The basic idea is that the sectors that attract funds will move quicker in price than those that do not attract them. Therefore, comparing the price ROC (rate of change) to the evolution of the money flow during the same length of time allows us to better detect when the price cycle is about to change.
For example, the cycles of the price ROC and the 20-day money flow for the metals sector are represented in the two figures below. Each sub-sector is shown by a specific color.
You will note that the cycles move between a minimum of -100 and a maximum of +100.
You can see in Figure 1 that the Gold sector 20-Day price rate of change was on January 31 at the top of its cycle. This means that the 20-day price increase momentum was at its highest since April 24, 2007 (I do not have prior data). This sector is very healthy and I really would not mess being short in gold stocks right now. This positive price momentum is reinforced by the positive Money Flow ROC (Rate of Change) momentum.
Letís now turn on to the base metal sector. I will compare Figure 1 to Figure 3. Figure 1 shows the sector 20-day price rate of change for a period of about 9 months. Figure 3 shows the price evolution for the last 60 trading days (3 months). You can see in Figure 1 that the green curve turns down on Nov 2. This means that the price increase is slowing down (meaning that the price trend for the sector flattens, and then goes down). That can be seen at the very left of Figure 3 (Note that the time scale is different in both figures). You see in this Figure 3 that the price for the 6 stocks that I follow continued in the same downtrend. If you look at Figure 2, the green curve turned down at the start of October - a few weeks before the price trend change. In December of last year, the 20-Day selling strength was at its highest (the green curve was at the lowest point in the cycle). Institutional players were readying themselves for a nasty recession, during which the price of base metal would turn down (at least this is how I interpret this). If you look at the first 2 weeks of December, on Figure 4, you can see that the money flow was negative for all six stocks, except for BHP, which was flat. Then, from Dec20, only TGB was showing a negative MF, while others where showing a positive or flat MF.
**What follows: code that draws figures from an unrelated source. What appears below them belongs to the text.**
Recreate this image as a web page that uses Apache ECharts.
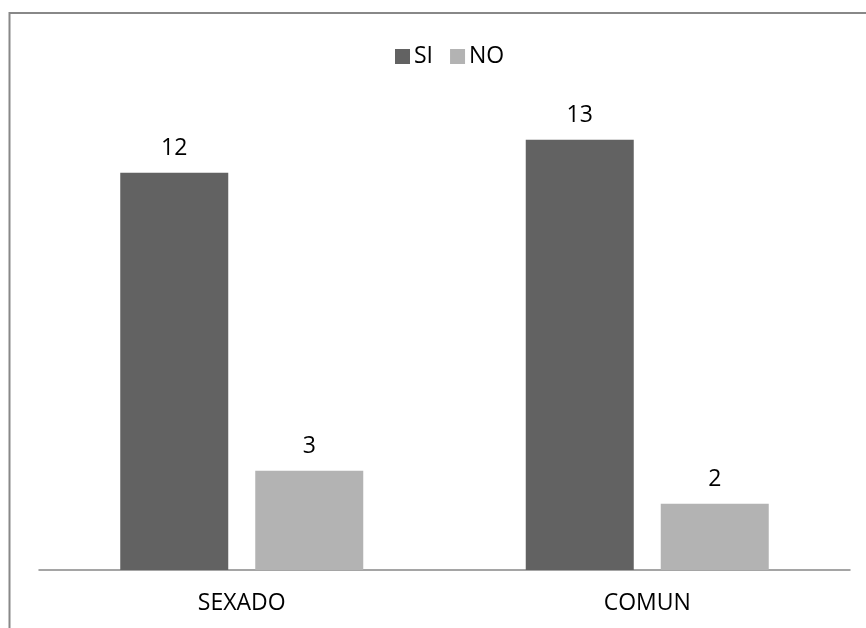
<!DOCTYPE html>
<html>
<head>
<meta charset="utf-8">
<style>
html,body{margin:0;padding:0;background:#fff;}
#chart{width:866px;height:628px;}
</style>
<script src="https://cdn.jsdelivr.net/npm/echarts@6/dist/echarts.min.js"></script>
</head>
<body>
<div id="chart"></div>
<script>
const categories = ['SEXADO', 'COMUN'];
const seriesNames = ['SI', 'NO'];
const siValues = [12, 13];
const noValues = [3, 2];

const FONT = '"Open Sans", sans-serif';
const FS = 23;
const chart = echarts.init(document.getElementById('chart'));
const labelStyle = {show: true, position: 'top', distance: 13, color: '#000', fontFamily: FONT, fontSize: FS};
chart.setOption({
  animation: false,
  backgroundColor: '#fff',
  graphic: [{
    type: 'rect', shape: {x: 9.5, y: 13, width: 870, height: 640},
    style: {fill: 'none', stroke: '#888', lineWidth: 2}, silent: true
  }],
  legend: {
    data: seriesNames,
    left: 390, top: 40,
    itemWidth: 15, itemHeight: 15, itemGap: 17,
    icon: 'rect',
    textStyle: {fontFamily: FONT, fontSize: FS, color: '#000', padding: [0, 0, 0, -1]}
  },
  grid: {left: 39, right: 16, top: 106.6, bottom: 58, containLabel: false},
  xAxis: {
    type: 'category', data: categories,
    axisLine: {show: true, lineStyle: {color: '#888', width: 1.5}},
    axisTick: {show: false},
    axisLabel: {color: '#000', fontFamily: FONT, fontSize: FS, margin: 22}
  },
  yAxis: {
    type: 'value', min: 0, max: 14, show: false,
    splitLine: {show: false}
  },
  series: [
    {name: seriesNames[0], type: 'bar', data: siValues, barWidth: 108, barGap: '25%',
     itemStyle: {color: '#626262'}, label: labelStyle},
    {name: seriesNames[1], type: 'bar', data: noValues, barWidth: 108,
     itemStyle: {color: '#b3b3b3'}, label: labelStyle}
  ]
});
</script>
</body>
</html>
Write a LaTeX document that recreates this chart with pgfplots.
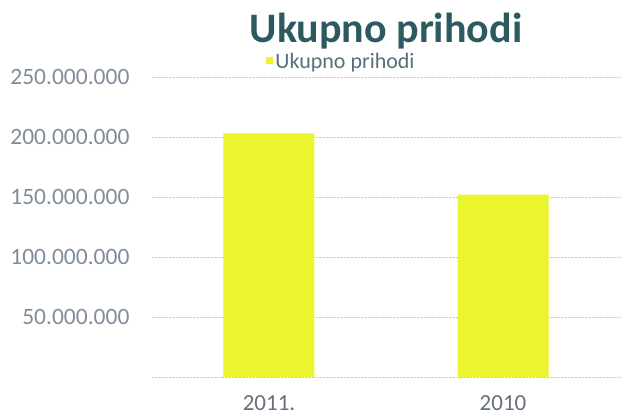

Figure 2 is created by measuring the weighted average rate of change of each stock of Figure 4. Therefore, when the money flow changes from being negative to being flat, the MF rate of change will turn positive, because it reflects a positive change (less money is flowing out of the stocks than before). At the right of the figures, you can see that the MF rate of change is really strengthening: institutional players moved on average from short to long positions.
2. Stocks comparison within a sector
The comparison between different stocks within a sector is rather straightforward: When a sector bottoms out, I prefer to pick-up a stock that has experienced a good accumulation by large players. For example, for the different base metal companies below, I'd prefer (and actually bought in January) TCK and BHP.